Snowflake

End-to-End Airbnb Analytics Engineering

CSV -> S3 -> Snowflake -> dbt Bronze/Silver/Gold models with analytics-ready outputs.

SnowflakedbtAWS S3PythonSQL

Overview

An end-to-end data engineering pipeline for Airbnb listings, hosts, and bookings using Snowflake and dbt.

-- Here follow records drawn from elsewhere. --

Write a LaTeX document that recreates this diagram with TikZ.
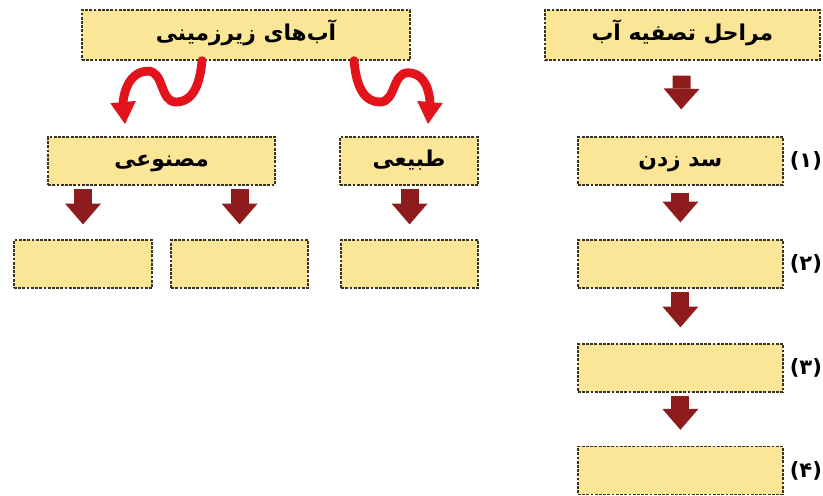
\documentclass[tikz,border=0pt]{standalone}
\usepackage{fontspec}
\newfontfamily\arabicfont[Script=Arabic]{DejaVu Sans}
\TeXXeTstate=1
\usetikzlibrary{arrows.meta}

\definecolor{boxfill}{HTML}{FBE597}
\definecolor{boxline}{HTML}{3A3320}
\definecolor{blockred}{HTML}{8E1C1C}
\definecolor{curvered}{HTML}{E3131B}

\tikzset{
	box/.style={rectangle,draw=boxline,dash pattern=on 2pt off 1pt,line width=0.9pt,fill=boxfill,
		minimum height=1.2cm,inner sep=0pt,text height=2.1ex,text depth=0.3ex,
		font=\arabicfont\bfseries\fontsize{15.5}{18}\selectfont},
	blockarrow/.style={color=blockred,line width=0.45cm,
		-{Triangle[width=0.9cm,length=0.52cm,line width=0pt,fill=blockred]},
		shorten <=0.075cm,shorten >=0.4cm},
	wavyarrow/.style={color=curvered,line width=0.22cm,line cap=round,
		-{Triangle[width=0.64cm,length=0.55cm,line width=0pt,fill=curvered]}},
	steplabel/.style={font=\arabicfont\bfseries\fontsize{15}{18}\selectfont,inner sep=0pt}
}

\begin{document}
\begin{tikzpicture}
	\useasboundingbox (0,0) rectangle (20.575,-12.375);
	
	% left tree
	\node[box,minimum width=8.2cm,minimum height=1.25cm] (ground)
	at (6.15,-0.875) {\beginR آب‌های زیرزمینی\endR};
	\node[box,minimum width=5.675cm] (artificial)
	at (4.04,-4.025) {\beginR مصنوعی\endR};
	\node[box,minimum width=3.45cm] (natural)
	at (10.225,-4.025) {\beginR طبیعی\endR};
	\node[box,minimum width=3.45cm] (artA) at (2.075,-6.6) {};
	\node[box,minimum width=3.425cm] (artB) at (5.99,-6.6) {};
	\node[box,minimum width=3.425cm] (natA) at (10.24,-6.6) {};
	
	% right column
	\node[box,minimum width=6.875cm,minimum height=1.25cm] (stages)
	at (17.06,-0.875) {\beginR مراحل تصفیه آب\endR};
	\node[box,minimum width=5.125cm] (dam)
	at (17.01,-4.025) {\beginR سد زدن\endR};
	\node[box,minimum width=5.125cm] (step2) at (17.01,-6.6) {};
	\node[box,minimum width=5.125cm] (step3) at (17.01,-9.2) {};
	\node[box,minimum width=5.125cm] (step4) at (17.01,-11.76) {};
	
	\node[steplabel,anchor=west] (lab1) at ([xshift=0.15cm]dam.east) {(۱)};
	\node[steplabel,anchor=west] (lab2) at ([xshift=0.15cm]step2.east) {(۲)};
	\node[steplabel,anchor=west] (lab3) at ([xshift=0.15cm]step3.east) {(۳)};
	\node[steplabel,anchor=west] (lab4) at ([xshift=0.15cm]step4.east) {(۴)};
	
	% wavy arrows
	\coordinate (artTip) at (3.125,-3.1);
	\coordinate (natTip) at (10.7,-3.1);
	\draw[wavyarrow] ([xshift=-1.1cm]ground.south) to[out=-95,in=0] (4.4,-2.55)
	to[out=180,in=0] (3.7,-1.78) to[out=180,in=95] (artTip);
	\draw[wavyarrow] ([xshift=2.7cm]ground.south) to[out=-85,in=180] (9.5,-2.55)
	to[out=0,in=180] (10.2,-1.82) to[out=0,in=85] (natTip);
	
	% block arrows
	\path[blockarrow,shorten <=0.375cm,shorten >=0.675cm] (stages) edge (dam);
	\path[blockarrow,shorten <=0.175cm,shorten >=0.425cm] (dam) edge (step2);
	\path[blockarrow] (step2) edge (step3);
	\path[blockarrow] (step3) edge (step4);
	\path[blockarrow,shorten >=0.375cm] (artA |- artificial.south) edge (artA.north);
	\path[blockarrow,shorten >=0.375cm] (artB |- artificial.south) edge (artB.north);
	\path[blockarrow,shorten >=0.375cm] (natA |- natural.south) edge (natA.north);
\end{tikzpicture}
\end{document}
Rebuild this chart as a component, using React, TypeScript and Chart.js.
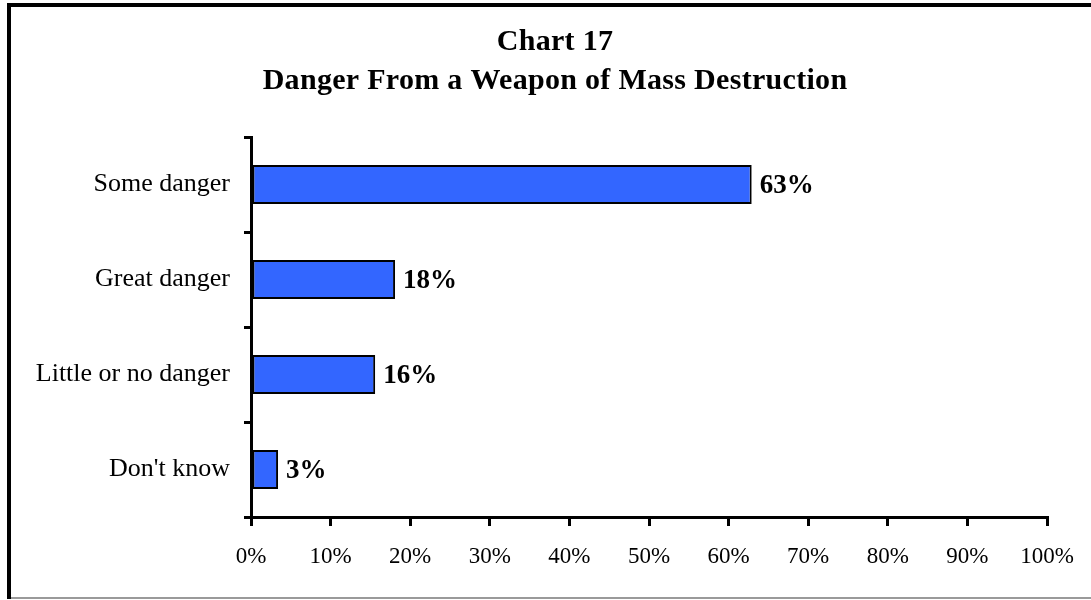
import React, { useEffect, useRef } from "react";
import { Chart, registerables } from "chart.js";

Chart.register(...registerables);

const titleLines = ["Chart 17", "Danger From a Weapon of Mass Destruction"];
const categories = ["Some danger", "Great danger", "Little or no danger", "Don't know"];
const values = [62.9, 18.1, 15.6, 3.4];
const xTicks = [0, 10, 20, 30, 40, 50, 60, 70, 80, 90, 100];

const SERIF = "'Liberation Serif', 'Times New Roman', serif";

const framePlugin = {
  id: "frameAndTitle",
  beforeDraw(chart: any) {
    const ctx = chart.ctx;
    ctx.save();
    ctx.fillStyle = "#ffffff";
    ctx.fillRect(0, 0, chart.width, chart.height);
    ctx.restore();
  },
  afterDraw(chart: any) {
    const ctx = chart.ctx;
    ctx.save();
    // frame
    ctx.fillStyle = "#000000";
    ctx.fillRect(7, 3, chart.width - 7, 4);
    ctx.fillRect(7, 3, 4, 596);
    ctx.fillStyle = "#9a9a9a";
    ctx.fillRect(11, 597, chart.width - 11, 2);
    // title
    ctx.fillStyle = "#000000";
    ctx.font = "bold 30px " + SERIF;
    try {
      (ctx as any).letterSpacing = "0.3px";
    } catch (e) {}
    ctx.textAlign = "center";
    ctx.textBaseline = "alphabetic";
    ctx.fillText(titleLines[0], 555, 50);
    ctx.fillText(titleLines[1], 555, 89);
    ctx.restore();
  },
  afterDatasetsDraw(chart: any) {
    const ctx = chart.ctx;
    const meta = chart.getDatasetMeta(0);
    ctx.save();
    ctx.fillStyle = "#000000";
    ctx.font = "bold 27px " + SERIF;
    ctx.textAlign = "left";
    ctx.textBaseline = "middle";
    meta.data.forEach((bar: any, i: number) => {
      ctx.fillText(Math.round(values[i]) + "%", bar.x + 8, bar.y + 2);
    });
    ctx.restore();
  },
};

export default function App() {
  const ref = useRef<HTMLCanvasElement | null>(null);
  useEffect(() => {
    if (!ref.current) return;
    const chart = new Chart(ref.current, {
      type: "bar",
      data: {
        labels: categories,
        datasets: [
          {
            data: values,
            backgroundColor: "#3366FF",
            borderColor: "#000000",
            borderWidth: 2,
            borderSkipped: false,
            barPercentage: 0.41,
            categoryPercentage: 1,
          },
        ],
      },
      options: {
        indexAxis: "y",
        animation: false,
        responsive: false,
        devicePixelRatio: 1,
        layout: { padding: { left: 0, right: 44, top: 137, bottom: 0 } },
        plugins: {
          legend: { display: false },
          title: { display: false },
          tooltip: { enabled: false },
        },
        scales: {
          x: {
            min: 0,
            max: 100,
            afterFit: (s: any) => {
              s.height = 83;
            },
            afterBuildTicks: (s: any) => {
              s.ticks = xTicks.map((v) => ({ value: v }));
            },
            ticks: {
              color: "#000000",
              font: { family: SERIF, size: 23 },
              padding: 17,
              maxRotation: 0,
              callback: (v: any) => v + "%",
            },
            grid: {
              drawOnChartArea: false,
              drawTicks: true,
              tickLength: 9,
              tickWidth: 3,
              tickColor: "#000000",
              color: "#000000",
              lineWidth: 3,
            },
            border: { display: true, color: "#000000", width: 3 },
          },
          y: {
            afterFit: (s: any) => {
              s.width = 251;
            },
            ticks: {
              color: "#000000",
              font: { family: SERIF, size: 26 },
              padding: 14,
            },
            grid: {
              drawOnChartArea: false,
              drawTicks: true,
              tickLength: 7,
              tickWidth: 3,
              tickColor: "#000000",
              color: "#000000",
              lineWidth: 3,
            },
            border: { display: true, color: "#000000", width: 3 },
          },
        },
      },
      plugins: [framePlugin],
    } as any);
    return () => chart.destroy();
  }, []);
  return (
    <div style={{ position: "fixed", left: 0, top: 0, width: 1091, height: 600 }}>
      <canvas ref={ref} width={1091} height={600} style={{ width: 1091, height: 600 }} />
    </div>
  );
}
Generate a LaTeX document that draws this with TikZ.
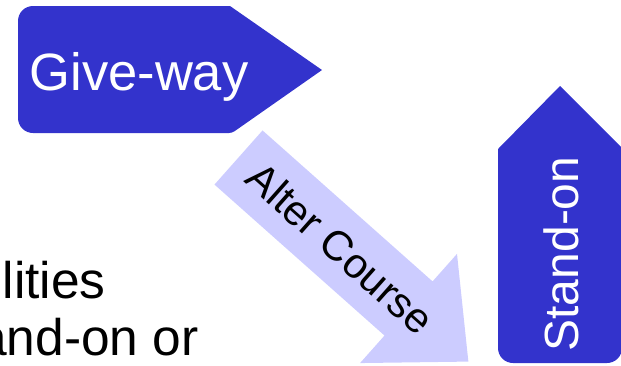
\documentclass[tikz,border=0pt]{standalone}
\usepackage{fontspec}
\setmainfont{Liberation Sans}
\definecolor{darkbl}{HTML}{3333CC}
\definecolor{lightbl}{HTML}{CCCCFF}
\tikzset{
  tag/.style={fill=darkbl},
  tagtext/.style={text=white, inner sep=0pt},
  bodytext/.style={text=black, inner sep=0pt, font=\fontsize{51.5}{57}\selectfont},
}
\begin{document}
\begin{tikzpicture}[x=1pt,y=-1pt]
\useasboundingbox (0,0) rectangle (621,365);
\clip (0,0) rectangle (621,365);
% Give-way tag
\fill[tag] (230,6) [rounded corners=15] -- (18,6) -- (18,133) [rounded corners=3] -- (232,133) [sharp corners] -- (322,70) -- cycle;
\node[tagtext, anchor=base, font=\fontsize{52.5}{60}\selectfont] (giveway) at (139,90) {Give-way};
% Stand-on tag
\fill[tag] (498,149) -- (560,86) -- (622,148) [rounded corners=15] -- (622,363) -- (498,363) [sharp corners] -- (498,149) -- cycle;
\node[tagtext, rotate=90, font=\fontsize{48}{56}\selectfont] (standon) at (561,254) {Stand-on};
% Alter course arrow
\begin{scope}[shift={(238.5,157.5)}, rotate=-41.6, transform shape]
\fill[lightbl] (0,-36.2) -- (227.4,-36.2) -- (227.4,-73) -- (307.4,0) -- (227.4,73) -- (227.4,36.2) -- (0,36.2) -- cycle;
\node[inner sep=0pt, anchor=base, font=\fontsize{42}{50}\selectfont] (alter) at (136.5,15) {Alter Course};
\end{scope}
% partial body text
\node[bodytext, anchor=base west] (line1) at (2.5,298) {lities};
\node[bodytext, anchor=base west] (line2) at (-22,355) {and-on or};
\end{tikzpicture}
\end{document}
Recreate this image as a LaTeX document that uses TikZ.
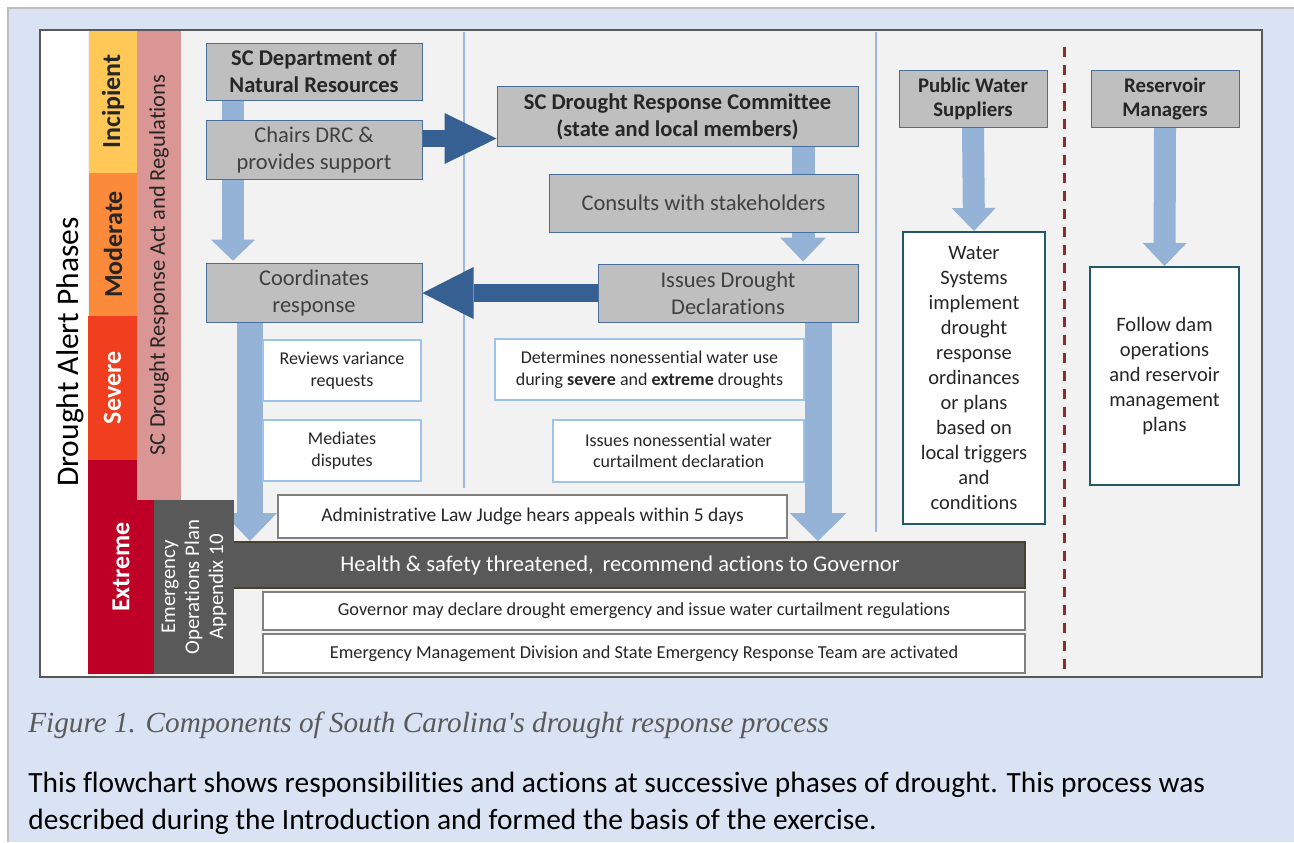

The project implements medallion modeling, incremental processing, and historical tracking for analytics.

Problem

  • Airbnb source data arrives as separate raw files that are not analytics-ready.
  • Business users need consistent, reliable metrics with historical tracking across changing entities.

Solution

  • Ingest source CSVs into staging, then model Bronze/Silver/Gold layers in dbt on Snowflake.
  • Use incremental models to process only new/changed records and improve runtime efficiency.
  • Implement dbt snapshots (SCD Type 2) for bookings, hosts, and listings to preserve history.

Architecture

  1. Source CSV data -> AWS S3 -> Snowflake staging tables
  2. dbt Bronze models for raw structured ingestion
  3. dbt Silver models for cleaning, standardization, and enrichment
  4. dbt Gold models (`fact`, `obt`) for analytics and BI consumption

Metrics

  • Produced analytics-ready Gold datasets (`fact` and `obt`) for downstream reporting.
  • Reduced rebuild overhead via incremental model execution in Bronze/Silver layers.
  • Improved trust with dbt tests, source checks, and lineage visibility.

Highlights

  • Medallion architecture with clear layer boundaries and ownership.
  • SCD Type 2 snapshots for historical point-in-time analysis.
  • Reusable macros and Jinja templating to keep transformations maintainable.